To further shorten the time yet be cautious of collisions, I did more careful analysis on the throttle in the previous blog’s sample code by capturing the throttle values along the whole track as shown in the diagram below. The diagram compares my model with the sample model in terms of throttle and speed. As shown in the diagram, the new model reduced the throttle to a less degree when hitting a risky area so that the car does not de-accelerate too much. It leads to an increase in speed consecutively overall along the track.
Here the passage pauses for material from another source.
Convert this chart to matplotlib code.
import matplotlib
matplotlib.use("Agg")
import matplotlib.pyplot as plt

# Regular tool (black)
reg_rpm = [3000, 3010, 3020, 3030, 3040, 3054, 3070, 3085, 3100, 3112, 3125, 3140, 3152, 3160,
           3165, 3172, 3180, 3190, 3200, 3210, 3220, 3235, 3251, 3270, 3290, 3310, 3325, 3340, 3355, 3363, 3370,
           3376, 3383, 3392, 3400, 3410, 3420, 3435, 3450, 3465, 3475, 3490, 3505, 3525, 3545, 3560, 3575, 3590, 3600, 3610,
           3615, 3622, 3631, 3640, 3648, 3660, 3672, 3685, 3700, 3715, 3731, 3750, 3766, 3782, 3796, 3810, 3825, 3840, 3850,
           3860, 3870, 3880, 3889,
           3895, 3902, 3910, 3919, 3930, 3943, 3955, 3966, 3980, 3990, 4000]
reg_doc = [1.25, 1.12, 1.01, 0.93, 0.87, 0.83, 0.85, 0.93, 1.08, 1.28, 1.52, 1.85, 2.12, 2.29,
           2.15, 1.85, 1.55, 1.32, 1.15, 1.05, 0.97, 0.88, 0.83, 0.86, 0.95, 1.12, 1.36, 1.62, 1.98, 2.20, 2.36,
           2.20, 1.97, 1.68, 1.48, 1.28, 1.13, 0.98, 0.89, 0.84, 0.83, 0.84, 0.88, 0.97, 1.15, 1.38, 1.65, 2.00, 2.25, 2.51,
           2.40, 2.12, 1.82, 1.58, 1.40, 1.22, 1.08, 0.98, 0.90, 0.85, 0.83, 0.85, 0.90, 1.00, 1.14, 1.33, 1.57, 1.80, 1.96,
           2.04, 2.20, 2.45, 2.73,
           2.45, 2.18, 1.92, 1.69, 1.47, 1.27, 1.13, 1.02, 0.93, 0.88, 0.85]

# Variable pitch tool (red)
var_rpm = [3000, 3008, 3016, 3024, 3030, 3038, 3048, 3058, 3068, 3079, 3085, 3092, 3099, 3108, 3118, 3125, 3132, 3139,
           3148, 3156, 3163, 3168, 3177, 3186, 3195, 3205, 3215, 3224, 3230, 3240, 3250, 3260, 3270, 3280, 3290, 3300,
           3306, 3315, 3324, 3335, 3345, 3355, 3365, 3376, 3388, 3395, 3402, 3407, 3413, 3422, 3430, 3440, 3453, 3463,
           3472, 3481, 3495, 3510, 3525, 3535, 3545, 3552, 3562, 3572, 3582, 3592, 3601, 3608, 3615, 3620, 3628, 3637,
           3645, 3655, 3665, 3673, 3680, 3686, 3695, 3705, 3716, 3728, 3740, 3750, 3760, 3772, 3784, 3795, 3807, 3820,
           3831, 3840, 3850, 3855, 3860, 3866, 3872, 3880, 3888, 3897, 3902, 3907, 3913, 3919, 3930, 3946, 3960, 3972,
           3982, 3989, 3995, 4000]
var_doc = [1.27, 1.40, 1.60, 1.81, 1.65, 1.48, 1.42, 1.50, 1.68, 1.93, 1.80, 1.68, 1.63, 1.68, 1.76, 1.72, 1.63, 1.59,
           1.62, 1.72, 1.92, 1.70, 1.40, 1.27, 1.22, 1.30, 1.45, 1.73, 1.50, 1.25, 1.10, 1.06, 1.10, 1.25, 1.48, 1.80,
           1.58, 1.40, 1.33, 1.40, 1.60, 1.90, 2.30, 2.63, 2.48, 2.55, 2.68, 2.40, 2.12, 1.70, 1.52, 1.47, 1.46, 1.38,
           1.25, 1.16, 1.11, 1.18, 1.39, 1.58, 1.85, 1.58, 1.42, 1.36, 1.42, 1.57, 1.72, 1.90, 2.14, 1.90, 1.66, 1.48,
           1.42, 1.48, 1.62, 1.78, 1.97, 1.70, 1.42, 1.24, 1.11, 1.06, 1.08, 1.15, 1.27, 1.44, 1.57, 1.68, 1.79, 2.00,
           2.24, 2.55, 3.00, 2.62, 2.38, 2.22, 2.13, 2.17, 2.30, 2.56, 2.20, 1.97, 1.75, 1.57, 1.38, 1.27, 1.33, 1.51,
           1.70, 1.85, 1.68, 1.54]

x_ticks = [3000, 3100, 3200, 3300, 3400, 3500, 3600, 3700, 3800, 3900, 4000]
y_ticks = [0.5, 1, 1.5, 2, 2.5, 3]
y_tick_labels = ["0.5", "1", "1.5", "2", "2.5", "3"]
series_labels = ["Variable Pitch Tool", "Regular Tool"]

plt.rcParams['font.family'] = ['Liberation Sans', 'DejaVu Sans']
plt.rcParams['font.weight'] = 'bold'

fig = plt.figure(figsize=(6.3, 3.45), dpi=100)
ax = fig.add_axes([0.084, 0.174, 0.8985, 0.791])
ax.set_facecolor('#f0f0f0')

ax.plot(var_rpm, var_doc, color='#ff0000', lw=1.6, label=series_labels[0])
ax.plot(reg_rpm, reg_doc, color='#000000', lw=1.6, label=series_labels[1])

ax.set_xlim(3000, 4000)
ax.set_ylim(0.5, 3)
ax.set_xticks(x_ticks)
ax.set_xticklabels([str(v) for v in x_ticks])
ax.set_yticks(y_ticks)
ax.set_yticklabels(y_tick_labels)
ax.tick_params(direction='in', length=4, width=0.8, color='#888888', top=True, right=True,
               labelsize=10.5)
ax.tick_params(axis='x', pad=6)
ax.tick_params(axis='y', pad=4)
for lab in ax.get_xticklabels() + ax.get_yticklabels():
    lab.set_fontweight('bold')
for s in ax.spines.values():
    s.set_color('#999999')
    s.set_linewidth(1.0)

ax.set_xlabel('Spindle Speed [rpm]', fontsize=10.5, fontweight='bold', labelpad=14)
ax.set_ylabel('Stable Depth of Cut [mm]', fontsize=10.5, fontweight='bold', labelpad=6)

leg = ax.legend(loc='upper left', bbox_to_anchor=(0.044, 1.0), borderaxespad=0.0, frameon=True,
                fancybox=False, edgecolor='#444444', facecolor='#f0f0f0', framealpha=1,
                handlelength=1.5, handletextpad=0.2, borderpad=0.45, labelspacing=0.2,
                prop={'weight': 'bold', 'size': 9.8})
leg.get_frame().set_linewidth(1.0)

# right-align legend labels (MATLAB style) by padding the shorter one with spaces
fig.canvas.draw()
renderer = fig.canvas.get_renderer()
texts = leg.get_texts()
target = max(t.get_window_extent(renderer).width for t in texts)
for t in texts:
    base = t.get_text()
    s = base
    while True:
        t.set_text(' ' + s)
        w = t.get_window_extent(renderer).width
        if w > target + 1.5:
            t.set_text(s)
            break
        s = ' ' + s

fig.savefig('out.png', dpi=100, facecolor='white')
When I was gathering data from the diagram, I also had one observation that when the car model makes a big turn in a dangerous area, the previous code reduces the throttle to a very low value and the throttle stays in low value for a very long time. Maybe the long duration is not necessary which could reduce the speed too much. In order to save some time, I thought maybe after a sharp throttle decrease, I may increase the throttle little by little instead of staying at the low time for a long time. The throttle now balances between collision avoidance and speed optimization. As a result, the running time is decreased by several seconds with this gradual speed up method.
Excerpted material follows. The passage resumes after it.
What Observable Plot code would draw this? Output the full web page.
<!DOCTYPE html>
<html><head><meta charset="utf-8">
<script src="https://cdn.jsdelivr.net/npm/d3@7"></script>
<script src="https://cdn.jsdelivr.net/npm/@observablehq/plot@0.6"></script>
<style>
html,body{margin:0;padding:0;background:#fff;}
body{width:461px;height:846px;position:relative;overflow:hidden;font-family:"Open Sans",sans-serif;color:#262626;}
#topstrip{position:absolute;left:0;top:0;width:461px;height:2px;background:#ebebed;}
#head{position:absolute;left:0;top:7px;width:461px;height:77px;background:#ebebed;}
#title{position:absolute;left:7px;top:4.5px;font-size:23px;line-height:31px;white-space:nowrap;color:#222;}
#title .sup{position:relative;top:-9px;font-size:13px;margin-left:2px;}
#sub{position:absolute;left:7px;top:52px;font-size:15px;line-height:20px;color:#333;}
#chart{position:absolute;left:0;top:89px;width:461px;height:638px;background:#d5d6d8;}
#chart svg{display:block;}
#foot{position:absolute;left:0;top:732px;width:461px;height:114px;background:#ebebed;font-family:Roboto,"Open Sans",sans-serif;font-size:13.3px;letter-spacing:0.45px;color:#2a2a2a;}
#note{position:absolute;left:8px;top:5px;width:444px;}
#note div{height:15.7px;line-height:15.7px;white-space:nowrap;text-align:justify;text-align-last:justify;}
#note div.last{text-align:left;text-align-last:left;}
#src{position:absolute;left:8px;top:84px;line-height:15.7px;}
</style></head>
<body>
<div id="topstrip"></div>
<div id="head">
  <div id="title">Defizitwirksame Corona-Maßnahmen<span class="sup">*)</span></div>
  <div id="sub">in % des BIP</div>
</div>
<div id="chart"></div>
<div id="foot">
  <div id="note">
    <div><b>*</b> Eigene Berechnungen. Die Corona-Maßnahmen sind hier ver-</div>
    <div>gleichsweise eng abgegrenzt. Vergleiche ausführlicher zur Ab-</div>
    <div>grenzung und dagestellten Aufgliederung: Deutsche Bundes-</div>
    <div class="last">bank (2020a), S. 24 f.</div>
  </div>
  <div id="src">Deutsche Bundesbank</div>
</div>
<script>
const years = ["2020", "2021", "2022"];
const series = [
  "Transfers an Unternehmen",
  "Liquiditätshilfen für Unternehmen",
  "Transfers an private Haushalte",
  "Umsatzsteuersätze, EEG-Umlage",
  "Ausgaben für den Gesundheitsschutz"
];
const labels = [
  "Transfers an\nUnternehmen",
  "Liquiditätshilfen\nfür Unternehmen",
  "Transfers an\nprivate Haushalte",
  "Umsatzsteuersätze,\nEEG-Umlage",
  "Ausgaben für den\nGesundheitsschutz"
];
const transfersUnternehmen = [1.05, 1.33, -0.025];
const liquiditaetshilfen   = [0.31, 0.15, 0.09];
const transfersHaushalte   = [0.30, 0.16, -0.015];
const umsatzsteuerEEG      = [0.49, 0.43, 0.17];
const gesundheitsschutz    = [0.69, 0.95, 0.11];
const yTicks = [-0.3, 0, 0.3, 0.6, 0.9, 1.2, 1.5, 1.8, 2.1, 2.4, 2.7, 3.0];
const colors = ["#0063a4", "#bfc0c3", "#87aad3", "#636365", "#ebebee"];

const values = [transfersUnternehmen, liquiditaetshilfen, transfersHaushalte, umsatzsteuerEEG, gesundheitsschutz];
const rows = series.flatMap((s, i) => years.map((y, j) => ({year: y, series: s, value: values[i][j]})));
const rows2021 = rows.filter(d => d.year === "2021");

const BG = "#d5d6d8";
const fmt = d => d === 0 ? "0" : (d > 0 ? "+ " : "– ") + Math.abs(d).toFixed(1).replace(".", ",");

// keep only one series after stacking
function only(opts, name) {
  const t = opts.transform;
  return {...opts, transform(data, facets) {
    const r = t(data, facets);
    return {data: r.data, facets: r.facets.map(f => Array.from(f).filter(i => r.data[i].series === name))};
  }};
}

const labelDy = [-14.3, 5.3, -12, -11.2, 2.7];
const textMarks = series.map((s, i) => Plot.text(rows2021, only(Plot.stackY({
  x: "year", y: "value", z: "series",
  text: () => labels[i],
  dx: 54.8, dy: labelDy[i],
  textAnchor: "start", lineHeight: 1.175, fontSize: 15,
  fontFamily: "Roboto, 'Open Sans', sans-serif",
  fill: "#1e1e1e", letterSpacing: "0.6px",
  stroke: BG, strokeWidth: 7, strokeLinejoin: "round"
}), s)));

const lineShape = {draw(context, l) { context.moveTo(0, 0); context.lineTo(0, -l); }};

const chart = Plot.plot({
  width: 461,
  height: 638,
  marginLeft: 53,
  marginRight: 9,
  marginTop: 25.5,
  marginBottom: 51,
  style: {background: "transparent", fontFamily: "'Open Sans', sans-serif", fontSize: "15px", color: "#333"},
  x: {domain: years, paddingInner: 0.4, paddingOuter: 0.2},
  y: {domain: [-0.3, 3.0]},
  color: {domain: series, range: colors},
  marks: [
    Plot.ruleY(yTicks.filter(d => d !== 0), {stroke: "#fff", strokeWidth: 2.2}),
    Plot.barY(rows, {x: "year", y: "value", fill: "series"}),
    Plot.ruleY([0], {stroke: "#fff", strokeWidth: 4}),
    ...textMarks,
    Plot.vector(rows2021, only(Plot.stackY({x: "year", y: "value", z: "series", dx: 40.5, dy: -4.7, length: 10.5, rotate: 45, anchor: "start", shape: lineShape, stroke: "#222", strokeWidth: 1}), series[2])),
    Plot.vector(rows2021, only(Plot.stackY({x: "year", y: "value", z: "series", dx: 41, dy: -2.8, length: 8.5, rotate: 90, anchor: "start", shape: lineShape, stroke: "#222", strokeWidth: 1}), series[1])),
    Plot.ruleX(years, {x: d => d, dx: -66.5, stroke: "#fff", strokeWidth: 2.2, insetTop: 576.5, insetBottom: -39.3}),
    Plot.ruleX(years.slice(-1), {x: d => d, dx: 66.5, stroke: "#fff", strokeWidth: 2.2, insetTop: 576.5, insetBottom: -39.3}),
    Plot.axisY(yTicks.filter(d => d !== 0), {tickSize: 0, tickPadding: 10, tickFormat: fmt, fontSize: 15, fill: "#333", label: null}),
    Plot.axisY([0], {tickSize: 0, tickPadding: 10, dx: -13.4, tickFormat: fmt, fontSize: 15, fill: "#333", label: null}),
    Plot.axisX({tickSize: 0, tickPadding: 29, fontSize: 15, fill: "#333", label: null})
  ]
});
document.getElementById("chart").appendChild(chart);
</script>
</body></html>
In order to achieve this, I built a series of if statements in the control that help control the throttle using a gradual method of speeding up. When the car model encountered the sharp turns, the gradualness of the method worked by recovering the throttle incrementally after a sharp decrease in a risky area. The increment is set to 0.3 per step (a value achieved after much testing and error).
Testing
Now that the design guideline was established, I ran the program multiple times to test for collisions and time to optimize the program even more. During the test run with Mr. Tianlun Zhang, he helped me notice that around some specific coordinates, collisions were very likely to occur. He gave me a great idea to box those collision spots and reduce the speed in those areas. An example of a crashing place is shown in the gif below. Since it included both bumps and winding roads, the car would frequently crash at this location.
To address this, I recorded the x,y, z coordinates of the collisions. Using those coordinates, I hard coded these areas using the if statements to box these locations. In the dangerous boxes, I made the throttle equal to 0 to avoid the potential collisions.
Conclusions and Next Steps
The ROAR Competition was overall very fulfilling and fun to participate in. Based on the trends in the previous test runs, I optimized the throttle to gradually increase and used a boxing method where frequent collisions occurred. Some advantages of the code are that it has a high speed with minimal collisions, and accounted for the difficult exceptions, which were very likely to crash, without sacrificing too much in speed. Some disadvantages of the code were that the design process was very time consuming to keep running and testing the car model in order to optimize the throttle duration and to determine the dangerous boxes. In addition, it would not be as flexible to another map. In the future, I would like to try incorporating some reinforcement learning into the algorithm so it can have more applications towards different maps by machine learning.
A special thanks to Dr. Allen Yang for the inspiring course of ROAR Academy and for all his support throughout the event and to Mr. Tianlun Zhang for helping with test running the initial code and suggesting boxing the dangerous areas of the map which improved the speed further without collisions.